What You Can Learn from Nancy Reagan’s Funeral

Date:
Mar 31, 2016

When former First Lady Nancy Reagan passed away in March, millions of Americans mourned the loss. On the day of her funeral, people across the country watched the ceremony live on TV, while hundreds of others—including former President George W. Bush and First Lady Michelle Obama, and the Reagan family—attended the service at the Ronald Reagan Presidential Library in California.

While the events honoring Mrs. Reagan unfurled seamlessly, a dedicated team was hard at work behind the scenes to ensure the funeral was being conducted to Mrs. Reagan’s expressed desires.

“We have been working for a long time on Mrs. Reagan’s funeral plan, and it was an honor for our company to be involved to the extent that we were representing not only the Reagan family, but also the nation,” says Bob Boetticher, President and CEO of LHT Consulting Group. “Being who she was, we wanted to make sure we had her plans and carried them out in the way that she would have wanted it, and the way her children wanted it.”

While the preparations and demands for Mrs. Reagan’s funeral may seem like extreme examples, many of these same concerns still exist and need to be addressed by other families of wealth. As Boetticher explains, it’s better to address these questions and to plan in advance and while someone is still alive—even if it is an unsavory proposition.

“Regardless of your stature, you need to start to put a master funeral plan together,” says Boetticher. “That way, the family can spend those days together at home and mourning together and being there for each other instead of sitting around a conference table planning the details. Because once the death occurs, if you haven’t done it, it’s too late.”

All family clients have a plan in place to protect their legacy and their wealth. In this same regard, Boetticher says, they should have a plan for the funeral. A funeral is often a critical moment in the forming of someone’s lasting legacy, and by thinking about the message you want to send ahead of time, you give the family member an opportunity to have a voice in what they want to communicate and preserve about their life.

“This isn’t a subject that everybody likes to talk about, at all,” says Boetticher. “But the benefit of planning ahead of time could ultimately be a major help to a family in those days that follow the loss of a loved one.”

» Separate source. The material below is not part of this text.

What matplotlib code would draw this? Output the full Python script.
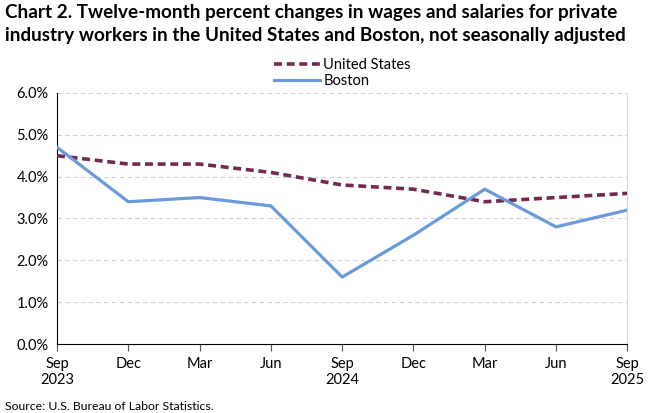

Per Boetticher, here is a sampling of the literally hundreds of questions to ask your ultra-wealthy family clients (or yourself) as you start to prepare for funeral arrangements, keeping in mind that your answers to these questions might change over the course of months and years:

  • Where will the memorial event be held?
  • What accommodations will be made for the logistical movements of the grieving family?
  • Who will officiate/eulogize/perform during the service?
  • Is the service public or private?
  • How will invited guests be notified, and what is the process for providing credentials?
  • Do any invited guests require specific seating protocols?
  • How will you accommodate distinguished guests and security concerns that surround them?
  • Is it necessary to provide on-site security and emergency services?
  • Will the event be televised?
  • If so, who will direct the production and camera aesthetics?
  • What is the theme and graphic-design of any printed materials?
  • How/when/where will printed items be created?
  • Will there be a reception following the event, and who will handle those details?

By thinking about these and many other questions ahead of time, a family can spend the days following their relative’s passing mourning together instead of planning and stressing, knowing that their family member’s final wishes are being fulfilled.